In the second part of the lab, in which very meaningful words were
used as stimuli for the student to remember, there were zero errors made in
total (figure 2). The total number of correct responses was twenty one,
which meant that every response given by the subject was absolutely
correct. The mean correct response latency was 1.740399. Among the words
(CVC) that were used in this second part were very easy to understand, and
meaningful enough to remembered easily. This accounts for the zero errors
that were made.


These results clearly show that when presented with a randomized order
of stimuli and a meaningful set of words, the number of errors will be
higher in the randomized condition. Also the speed of responding to the
stimulus will be very quick in the meaningful form (1.740399) rather than
in the randomized order (3.643011). The difference between these two types
of independent variables is greater than two times difference in speed.

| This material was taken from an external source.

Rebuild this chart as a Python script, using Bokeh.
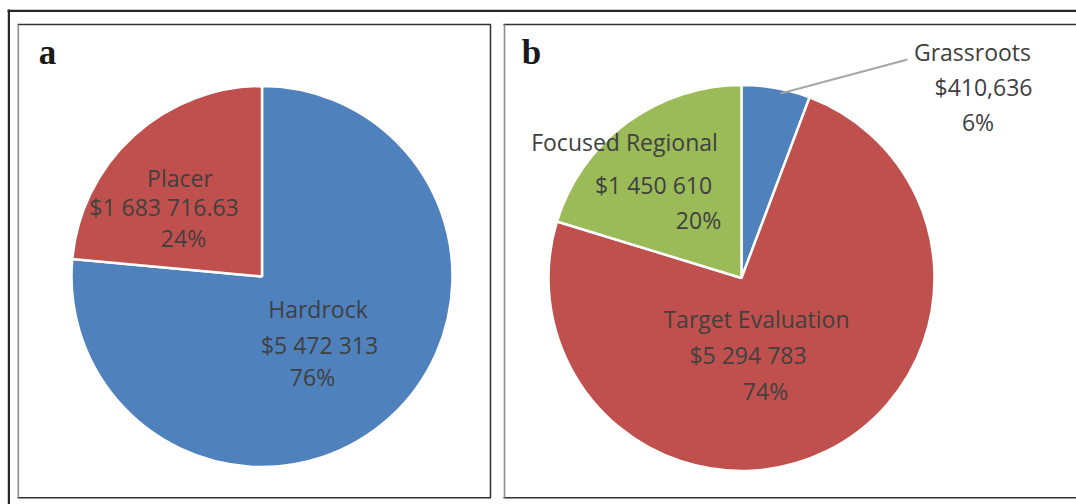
import numpy as np
from bokeh.plotting import figure
from bokeh.models import Range1d
from bokeh.core.properties import value
from bokeh.embed import file_html
from bokeh.resources import INLINE

# ---------------- data ----------------
categories_a = ["Hardrock", "Placer"]
values_a = [5472313, 1683716.63]
money_labels_a = ["$5 472 313", "$1 683 716.63"]
pct_labels_a = ["76%", "24%"]

categories_b = ["Grassroots", "Target Evaluation", "Focused Regional"]
values_b = [410636, 5294783, 1450610]
money_labels_b = ["$410,636", "$5 294 783", "$1 450 610"]
pct_labels_b = ["6%", "74%", "20%"]

colors_a = ["#4F81BD", "#C0504D"]
colors_b = ["#4F81BD", "#C0504D", "#9BBB59"]

# ---------------- layout (page pixel coords) ----------------
W, H = 1076, 504
def X(px):
    return px
def Y(py):
    return H - py

FONT = value("Open Sans")
TXT = "#404040"
FS = 23
TXT_SHIFT = 8.5

p = figure(width=W, height=H, x_range=Range1d(0, W), y_range=Range1d(0, H),
           output_backend="svg", toolbar_location=None, min_border=0,
           x_axis_location=None, y_axis_location=None)
p.grid.visible = False
p.outline_line_color = None
p.background_fill_color = "white"
p.border_fill_color = "white"

dark = "#262626"
# outer frame
p.segment(x0=[X(7), X(8.4)], y0=[Y(10.3), Y(9)], x1=[X(1076), X(8.4)], y1=[Y(10.3), Y(504)],
          line_color=dark, line_width=2.2)
# panel a
p.segment(x0=[X(17), X(490)], y0=[Y(24), Y(24)], x1=[X(490.5), X(490)], y1=[Y(24), Y(497.3)],
          line_color="#333333", line_width=1.5)
p.segment(x0=[X(17)], y0=[Y(497.3)], x1=[X(490.5)], y1=[Y(497.3)], line_color="#333333", line_width=1.5)
p.segment(x0=[X(17.8)], y0=[Y(24)], x1=[X(17.8)], y1=[Y(497.3)], line_color="#8c8c8c", line_width=1.6)
# panel b
p.segment(x0=[X(503), X(503)], y0=[Y(24), Y(497.3)], x1=[X(1076), X(1076)], y1=[Y(24), Y(497.3)],
          line_color="#333333", line_width=1.5)
p.segment(x0=[X(504)], y0=[Y(24)], x1=[X(504)], y1=[Y(497.3)], line_color="#8c8c8c", line_width=1.6)

# pies
def pie(vals, cx, cy, r, colors):
    v = np.array(vals, dtype=float)
    frac = v / v.sum()
    cum = np.concatenate([[0.0], np.cumsum(frac)])
    start = np.pi / 2 - 2 * np.pi * cum[:-1]
    end = np.pi / 2 - 2 * np.pi * cum[1:]
    p.wedge(x=[X(cx)] * len(v), y=[Y(cy)] * len(v), radius=r,
            start_angle=list(start), end_angle=list(end), direction="clock",
            fill_color=colors, line_color="white", line_width=2.5)

pie(values_a, 261.5, 276, 190.5, colors_a)
pie(values_b, 741, 277.5, 193, colors_b)

# leader line for Grassroots
p.line(x=[X(780), X(907)], y=[Y(93), Y(59)], line_color="#a6a6a6", line_width=2)

# labels
def labels(texts, xs, ys):
    p.text(x=[X(v) for v in xs], y=[Y(v - TXT_SHIFT) for v in ys], text=texts,
           text_font=FONT, text_font_size=f"{FS}px", text_color=TXT,
           text_align="center", text_baseline="alphabetic")

labels([categories_a[0], money_labels_a[0], pct_labels_a[0]], [317.5, 319, 312], [317, 353, 385])
labels([categories_a[1], money_labels_a[1], pct_labels_a[1]], [179.5, 163.5, 183], [186, 215, 246])
labels([categories_b[0], money_labels_b[0], pct_labels_b[0]], [972, 983, 977.5], [60, 95, 130])
labels([categories_b[1], money_labels_b[1], pct_labels_b[1]], [756, 747.5, 765], [327, 363, 399])
labels([categories_b[2], money_labels_b[2], pct_labels_b[2]], [624, 653, 698], [150, 192.5, 228])

# panel letters
p.text(x=[X(47), X(531)], y=[Y(63.5 - 12), Y(63.5 - 12)], text=["a", "b"],
       text_font=value("Liberation Serif"), text_font_style="bold",
       text_font_size="35px", text_color="#1a1a1a",
       text_align="center", text_baseline="alphabetic")

open("out.html", "w").write(file_html(p, INLINE))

Basic capacity which is the amount of information in short term memory
can show improvement with development. One of the ways to help remember
information is in the methods of the strategy used in relation to the task
to be performed, such as where there is information that is meaningful.


Mental strategies to be used in helping memory are rehearsal, semantic
organization and elaboration. In rehearsal, if there are lip movements and
repetitions, the more the better for the memory. In semantic organization,
information which is reorganized in a more meaningful way is easier to
remember. This includes bunching and categorizing. Lastly, elaboration
using the techniques of what is meaningful to us, will be remembered. This
gives us a chance to improve our recall.


Learning has been reached when the subject gives correct answers to
all the stimuli presented. This was best shown in the second part of this
lab, where no errors were made and responses were even quicker than in part
one.


It is known that increasing the inspection interval (maximum stimulus
presentation time) will improve performance in the time allotted to give a
response called the anticipation interval.


The measure of learning seems to vary with the independent variables
such as the number of stimuli and type of CVC used, whether they are
meaningful or randomized.


The last factor when dealing with this sort of experiment is that
performance of memory in remembering the stimuli was better, since the
recognition testing immediately followed repetitions of the words. If
there was a long delay or no delay, then memory performance will suffer.